Copy out every line exactly as given.
:::::
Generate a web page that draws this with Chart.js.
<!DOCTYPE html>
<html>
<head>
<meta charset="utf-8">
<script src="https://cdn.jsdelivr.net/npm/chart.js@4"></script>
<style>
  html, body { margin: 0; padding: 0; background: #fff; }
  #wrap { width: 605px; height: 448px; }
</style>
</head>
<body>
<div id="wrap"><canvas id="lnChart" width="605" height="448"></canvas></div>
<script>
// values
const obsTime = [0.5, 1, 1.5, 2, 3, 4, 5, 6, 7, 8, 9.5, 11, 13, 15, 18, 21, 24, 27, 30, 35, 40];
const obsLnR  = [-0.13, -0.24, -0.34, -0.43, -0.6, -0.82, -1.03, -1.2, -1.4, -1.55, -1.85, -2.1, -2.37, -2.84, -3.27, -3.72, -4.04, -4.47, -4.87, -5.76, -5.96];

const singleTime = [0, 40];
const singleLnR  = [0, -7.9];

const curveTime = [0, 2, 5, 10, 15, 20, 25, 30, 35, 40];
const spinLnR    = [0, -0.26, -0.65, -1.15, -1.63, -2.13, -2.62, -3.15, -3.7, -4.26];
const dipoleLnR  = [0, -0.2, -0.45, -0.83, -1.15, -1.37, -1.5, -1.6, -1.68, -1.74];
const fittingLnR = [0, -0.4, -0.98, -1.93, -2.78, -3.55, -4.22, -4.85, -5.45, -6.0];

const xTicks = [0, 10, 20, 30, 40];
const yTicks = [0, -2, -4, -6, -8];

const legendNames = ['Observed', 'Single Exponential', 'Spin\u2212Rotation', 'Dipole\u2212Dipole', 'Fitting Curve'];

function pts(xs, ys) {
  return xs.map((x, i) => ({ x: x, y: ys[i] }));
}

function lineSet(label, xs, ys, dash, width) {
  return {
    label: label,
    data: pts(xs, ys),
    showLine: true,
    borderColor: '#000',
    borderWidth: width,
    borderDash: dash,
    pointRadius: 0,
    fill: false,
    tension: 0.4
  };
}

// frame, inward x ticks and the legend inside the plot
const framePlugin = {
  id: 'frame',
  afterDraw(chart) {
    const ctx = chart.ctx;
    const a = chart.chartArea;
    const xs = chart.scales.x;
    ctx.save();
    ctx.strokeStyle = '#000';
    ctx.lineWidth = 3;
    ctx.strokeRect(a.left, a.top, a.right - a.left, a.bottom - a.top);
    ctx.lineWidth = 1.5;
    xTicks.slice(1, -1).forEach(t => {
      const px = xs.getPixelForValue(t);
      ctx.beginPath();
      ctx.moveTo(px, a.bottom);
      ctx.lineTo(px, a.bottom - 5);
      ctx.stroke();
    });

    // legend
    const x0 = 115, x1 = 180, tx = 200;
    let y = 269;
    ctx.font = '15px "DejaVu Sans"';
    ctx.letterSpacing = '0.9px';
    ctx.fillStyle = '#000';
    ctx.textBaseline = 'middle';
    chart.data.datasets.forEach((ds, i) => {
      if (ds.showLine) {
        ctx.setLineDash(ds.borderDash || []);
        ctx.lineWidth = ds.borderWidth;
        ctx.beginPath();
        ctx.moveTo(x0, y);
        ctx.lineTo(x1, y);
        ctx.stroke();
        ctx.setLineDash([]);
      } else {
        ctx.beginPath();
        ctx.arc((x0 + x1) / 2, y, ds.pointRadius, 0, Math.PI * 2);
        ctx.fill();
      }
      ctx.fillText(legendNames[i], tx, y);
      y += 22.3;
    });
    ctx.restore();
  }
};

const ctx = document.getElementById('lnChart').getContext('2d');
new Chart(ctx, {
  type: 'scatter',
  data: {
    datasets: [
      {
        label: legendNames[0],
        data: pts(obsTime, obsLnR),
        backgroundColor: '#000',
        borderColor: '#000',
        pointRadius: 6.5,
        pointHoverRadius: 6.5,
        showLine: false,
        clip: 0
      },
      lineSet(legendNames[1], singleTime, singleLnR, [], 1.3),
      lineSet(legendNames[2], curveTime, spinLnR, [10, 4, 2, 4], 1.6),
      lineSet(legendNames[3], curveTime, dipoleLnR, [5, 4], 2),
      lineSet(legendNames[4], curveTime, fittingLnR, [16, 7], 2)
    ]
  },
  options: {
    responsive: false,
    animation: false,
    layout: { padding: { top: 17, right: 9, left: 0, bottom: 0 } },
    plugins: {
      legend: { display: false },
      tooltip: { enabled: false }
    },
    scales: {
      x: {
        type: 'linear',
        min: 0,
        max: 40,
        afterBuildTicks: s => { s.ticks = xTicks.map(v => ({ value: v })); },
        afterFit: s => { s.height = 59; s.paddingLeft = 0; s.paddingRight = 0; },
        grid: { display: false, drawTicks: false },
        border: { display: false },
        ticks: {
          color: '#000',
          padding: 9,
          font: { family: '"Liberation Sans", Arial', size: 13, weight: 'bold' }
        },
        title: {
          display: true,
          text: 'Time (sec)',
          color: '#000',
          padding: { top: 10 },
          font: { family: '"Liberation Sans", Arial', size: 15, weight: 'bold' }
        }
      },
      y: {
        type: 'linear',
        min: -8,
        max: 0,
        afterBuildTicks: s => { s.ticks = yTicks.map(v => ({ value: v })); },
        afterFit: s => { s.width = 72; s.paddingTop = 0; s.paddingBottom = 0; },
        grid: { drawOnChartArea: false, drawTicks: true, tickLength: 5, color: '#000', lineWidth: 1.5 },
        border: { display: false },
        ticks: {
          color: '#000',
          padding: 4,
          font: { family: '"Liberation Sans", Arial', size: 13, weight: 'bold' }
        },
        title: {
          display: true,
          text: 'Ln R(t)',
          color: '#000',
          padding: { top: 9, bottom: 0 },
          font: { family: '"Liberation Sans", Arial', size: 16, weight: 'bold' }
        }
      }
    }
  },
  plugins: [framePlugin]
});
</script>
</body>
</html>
:::::
# COMPLETED TASK
Generate a web page that draws this with Chart.js.
<!DOCTYPE html>
<html>
<head>
<meta charset="utf-8">
<script src="https://cdn.jsdelivr.net/npm/chart.js@4"></script>
<style>
  html, body { margin: 0; padding: 0; background: #fff; }
  #wrap { width: 605px; height: 448px; }
</style>
</head>
<body>
<div id="wrap"><canvas id="lnChart" width="605" height="448"></canvas></div>
<script>
// values
const obsTime = [0.5, 1, 1.5, 2, 3, 4, 5, 6, 7, 8, 9.5, 11, 13, 15, 18, 21, 24, 27, 30, 35, 40];
const obsLnR  = [-0.13, -0.24, -0.34, -0.43, -0.6, -0.82, -1.03, -1.2, -1.4, -1.55, -1.85, -2.1, -2.37, -2.84, -3.27, -3.72, -4.04, -4.47, -4.87, -5.76, -5.96];

const singleTime = [0, 40];
const singleLnR  = [0, -7.9];

const curveTime = [0, 2, 5, 10, 15, 20, 25, 30, 35, 40];
const spinLnR    = [0, -0.26, -0.65, -1.15, -1.63, -2.13, -2.62, -3.15, -3.7, -4.26];
const dipoleLnR  = [0, -0.2, -0.45, -0.83, -1.15, -1.37, -1.5, -1.6, -1.68, -1.74];
const fittingLnR = [0, -0.4, -0.98, -1.93, -2.78, -3.55, -4.22, -4.85, -5.45, -6.0];

const xTicks = [0, 10, 20, 30, 40];
const yTicks = [0, -2, -4, -6, -8];

const legendNames = ['Observed', 'Single Exponential', 'Spin\u2212Rotation', 'Dipole\u2212Dipole', 'Fitting Curve'];

function pts(xs, ys) {
  return xs.map((x, i) => ({ x: x, y: ys[i] }));
}

function lineSet(label, xs, ys, dash, width) {
  return {
    label: label,
    data: pts(xs, ys),
    showLine: true,
    borderColor: '#000',
    borderWidth: width,
    borderDash: dash,
    pointRadius: 0,
    fill: false,
    tension: 0.4
  };
}

// frame, inward x ticks and the legend inside the plot
const framePlugin = {
  id: 'frame',
  afterDraw(chart) {
    const ctx = chart.ctx;
    const a = chart.chartArea;
    const xs = chart.scales.x;
    ctx.save();
    ctx.strokeStyle = '#000';
    ctx.lineWidth = 3;
    ctx.strokeRect(a.left, a.top, a.right - a.left, a.bottom - a.top);
    ctx.lineWidth = 1.5;
    xTicks.slice(1, -1).forEach(t => {
      const px = xs.getPixelForValue(t);
      ctx.beginPath();
      ctx.moveTo(px, a.bottom);
      ctx.lineTo(px, a.bottom - 5);
      ctx.stroke();
    });

    // legend
    const x0 = 115, x1 = 180, tx = 200;
    let y = 269;
    ctx.font = '15px "DejaVu Sans"';
    ctx.letterSpacing = '0.9px';
    ctx.fillStyle = '#000';
    ctx.textBaseline = 'middle';
    chart.data.datasets.forEach((ds, i) => {
      if (ds.showLine) {
        ctx.setLineDash(ds.borderDash || []);
        ctx.lineWidth = ds.borderWidth;
        ctx.beginPath();
        ctx.moveTo(x0, y);
        ctx.lineTo(x1, y);
        ctx.stroke();
        ctx.setLineDash([]);
      } else {
        ctx.beginPath();
        ctx.arc((x0 + x1) / 2, y, ds.pointRadius, 0, Math.PI * 2);
        ctx.fill();
      }
      ctx.fillText(legendNames[i], tx, y);
      y += 22.3;
    });
    ctx.restore();
  }
};

const ctx = document.getElementById('lnChart').getContext('2d');
new Chart(ctx, {
  type: 'scatter',
  data: {
    datasets: [
      {
        label: legendNames[0],
        data: pts(obsTime, obsLnR),
        backgroundColor: '#000',
        borderColor: '#000',
        pointRadius: 6.5,
        pointHoverRadius: 6.5,
        showLine: false,
        clip: 0
      },
      lineSet(legendNames[1], singleTime, singleLnR, [], 1.3),
      lineSet(legendNames[2], curveTime, spinLnR, [10, 4, 2, 4], 1.6),
      lineSet(legendNames[3], curveTime, dipoleLnR, [5, 4], 2),
      lineSet(legendNames[4], curveTime, fittingLnR, [16, 7], 2)
    ]
  },
  options: {
    responsive: false,
    animation: false,
    layout: { padding: { top: 17, right: 9, left: 0, bottom: 0 } },
    plugins: {
      legend: { display: false },
      tooltip: { enabled: false }
    },
    scales: {
      x: {
        type: 'linear',
        min: 0,
        max: 40,
        afterBuildTicks: s => { s.ticks = xTicks.map(v => ({ value: v })); },
        afterFit: s => { s.height = 59; s.paddingLeft = 0; s.paddingRight = 0; },
        grid: { display: false, drawTicks: false },
        border: { display: false },
        ticks: {
          color: '#000',
          padding: 9,
          font: { family: '"Liberation Sans", Arial', size: 13, weight: 'bold' }
        },
        title: {
          display: true,
          text: 'Time (sec)',
          color: '#000',
          padding: { top: 10 },
          font: { family: '"Liberation Sans", Arial', size: 15, weight: 'bold' }
        }
      },
      y: {
        type: 'linear',
        min: -8,
        max: 0,
        afterBuildTicks: s => { s.ticks = yTicks.map(v => ({ value: v })); },
        afterFit: s => { s.width = 72; s.paddingTop = 0; s.paddingBottom = 0; },
        grid: { drawOnChartArea: false, drawTicks: true, tickLength: 5, color: '#000', lineWidth: 1.5 },
        border: { display: false },
        ticks: {
          color: '#000',
          padding: 4,
          font: { family: '"Liberation Sans", Arial', size: 13, weight: 'bold' }
        },
        title: {
          display: true,
          text: 'Ln R(t)',
          color: '#000',
          padding: { top: 9, bottom: 0 },
          font: { family: '"Liberation Sans", Arial', size: 16, weight: 'bold' }
        }
      }
    }
  },
  plugins: [framePlugin]
});
</script>
</body>
</html>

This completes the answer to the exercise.